In other words, the reward offers by Team MIT “scales with the size of the entire recruitment tree (because larger trees are more likely to succeed), rather than depending solely on the immediate recruited friends.” What is stunning about Riley et al.’s approach is that their “attrition rate” was almost half the rate of other comparable social network experiments. In other words, participants in the MIT recruitment tree were about twice as likely to “play the game” so-to-speak rather than give up. In addition, the number recruited by each individual followed a power law distribution, which suggests a possible tipping point dynamic.

In conclusion, the mechanism devised by the winning team “simultaneously provides incentives for participation and for recruiting more individuals to the cause.” So what insights does this study provide vis-a-vis live crisis mapping initiatives that are volunteer-based, like those spearheaded by the Standby Volunteer Task Force (SBTF) and the Humanitarian OpenStreetMap (HOT) communities? While these networks don’t have any funding to pay volunteers (this would go against the spirit of volunteerism in any case), I think a number of insights can nevertheless be drawn.

In the volunteer sector, the “currency of exchange” is credit. That is, the knowledge and acknowledgement that I participated in the Libya Crisis Map to support the UN’s humanitarian operations, for example. I recently introduced SBTF “deployment badges” to serve in part the public acknowledgment incentive. SBTF volunteers can now add badges for deployments there were engaged in, e.g., “Sudan 2011″; “New Zealand 2011″, etc.
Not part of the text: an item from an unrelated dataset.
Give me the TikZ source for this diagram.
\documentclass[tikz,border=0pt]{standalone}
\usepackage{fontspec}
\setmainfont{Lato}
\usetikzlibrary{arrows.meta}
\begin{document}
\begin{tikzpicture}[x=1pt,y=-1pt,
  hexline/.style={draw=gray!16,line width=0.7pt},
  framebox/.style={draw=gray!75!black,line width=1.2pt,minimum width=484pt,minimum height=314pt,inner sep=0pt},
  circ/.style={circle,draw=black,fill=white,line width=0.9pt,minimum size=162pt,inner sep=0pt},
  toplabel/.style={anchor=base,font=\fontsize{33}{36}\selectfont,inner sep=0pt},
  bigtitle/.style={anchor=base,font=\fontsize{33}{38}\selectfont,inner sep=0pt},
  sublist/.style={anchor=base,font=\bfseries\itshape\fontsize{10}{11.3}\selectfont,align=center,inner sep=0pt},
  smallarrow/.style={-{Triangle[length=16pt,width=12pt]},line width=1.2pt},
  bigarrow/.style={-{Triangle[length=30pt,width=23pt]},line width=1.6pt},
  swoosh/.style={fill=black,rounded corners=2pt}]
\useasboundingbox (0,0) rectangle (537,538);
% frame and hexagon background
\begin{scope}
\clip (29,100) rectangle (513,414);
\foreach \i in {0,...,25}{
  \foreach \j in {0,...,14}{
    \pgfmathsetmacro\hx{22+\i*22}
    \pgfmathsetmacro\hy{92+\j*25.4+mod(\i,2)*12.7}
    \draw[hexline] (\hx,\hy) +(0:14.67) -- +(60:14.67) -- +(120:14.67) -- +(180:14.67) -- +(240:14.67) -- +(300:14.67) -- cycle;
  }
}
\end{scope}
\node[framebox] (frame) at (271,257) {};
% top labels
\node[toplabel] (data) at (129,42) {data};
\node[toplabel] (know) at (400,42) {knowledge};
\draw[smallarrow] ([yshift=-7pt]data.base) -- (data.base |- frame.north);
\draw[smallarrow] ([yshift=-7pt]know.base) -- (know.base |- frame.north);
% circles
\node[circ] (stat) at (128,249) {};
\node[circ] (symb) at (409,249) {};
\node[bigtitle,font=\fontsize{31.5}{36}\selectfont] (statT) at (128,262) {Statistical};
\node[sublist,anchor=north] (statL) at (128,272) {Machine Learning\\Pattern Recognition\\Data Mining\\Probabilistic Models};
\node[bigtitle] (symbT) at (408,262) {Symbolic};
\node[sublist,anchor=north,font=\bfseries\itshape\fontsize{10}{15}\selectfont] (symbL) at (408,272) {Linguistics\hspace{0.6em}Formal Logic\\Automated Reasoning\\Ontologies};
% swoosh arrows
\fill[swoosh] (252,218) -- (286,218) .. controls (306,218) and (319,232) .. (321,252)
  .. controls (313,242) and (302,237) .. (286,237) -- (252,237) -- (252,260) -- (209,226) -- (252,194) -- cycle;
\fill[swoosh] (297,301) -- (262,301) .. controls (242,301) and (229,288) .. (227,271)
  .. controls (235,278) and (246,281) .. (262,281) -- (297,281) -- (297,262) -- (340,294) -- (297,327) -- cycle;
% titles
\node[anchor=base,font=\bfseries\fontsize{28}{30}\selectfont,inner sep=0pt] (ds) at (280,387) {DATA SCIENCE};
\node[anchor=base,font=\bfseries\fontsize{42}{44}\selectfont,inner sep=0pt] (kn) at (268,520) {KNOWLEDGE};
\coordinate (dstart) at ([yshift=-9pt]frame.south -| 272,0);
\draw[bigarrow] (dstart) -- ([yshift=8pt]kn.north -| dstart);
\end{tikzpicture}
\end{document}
What about using a recursive credit mechanism? For example, it would be ideal if volunteers could find out how a given report they worked on was ultimately used by a humanitarian colleague monitoring a live map. Using the Red Balloon analogy, the person who finds the balloon should be able to reward all those in her “recruitment tree” or in our case “SBTF network”. Lets say Helena works for the UN and used the Libya Crisis Map whilst in Tripoli. She finds an important report on the map and shares this with her colleagues on the Tunisian border who decide to take some kind of action as a result. Now lets say this report came from a tweet that Chrissy in the Media Monitoring Team found while volunteering on the deployment. She shared the tweet with Jess in the GPS Team who found the coordinates for the location referred to in that tweet. Melissa then added this to the live map being monitored by the UN. Wouldn’t be be ideal if each could be sent an email letting them know about Helena’s response? I realize this isn’t trivial to implement but what would have to be in place to make something like this actually happen? Any thoughts?

On the recruitment side, we haven’t really done anything explicitly to incentivize current volunteers to recruit additional volunteers. Could we incentivize this beyond giving credit? Perhaps we could design a game-like point system? Or a fun ranking system with different titles assigned according to the number of volunteers recruited? Another thought would be to simply ask existing volunteers to recruit one or two additional volunteers every year. We currently have about 700 volunteers in the SBTF, so this might be one way to increase substantially in size.

I’m not sure what type of mechanism we could devise to simultaneously provide incentives for participation and recruitment. Perhaps those incentives already exist, in the sense that the SBTF response to international crises, which perhaps serves as a sufficient draw. I’d love to hear what iRevolution readers think, especially if you have good ideas that we could realistically implement!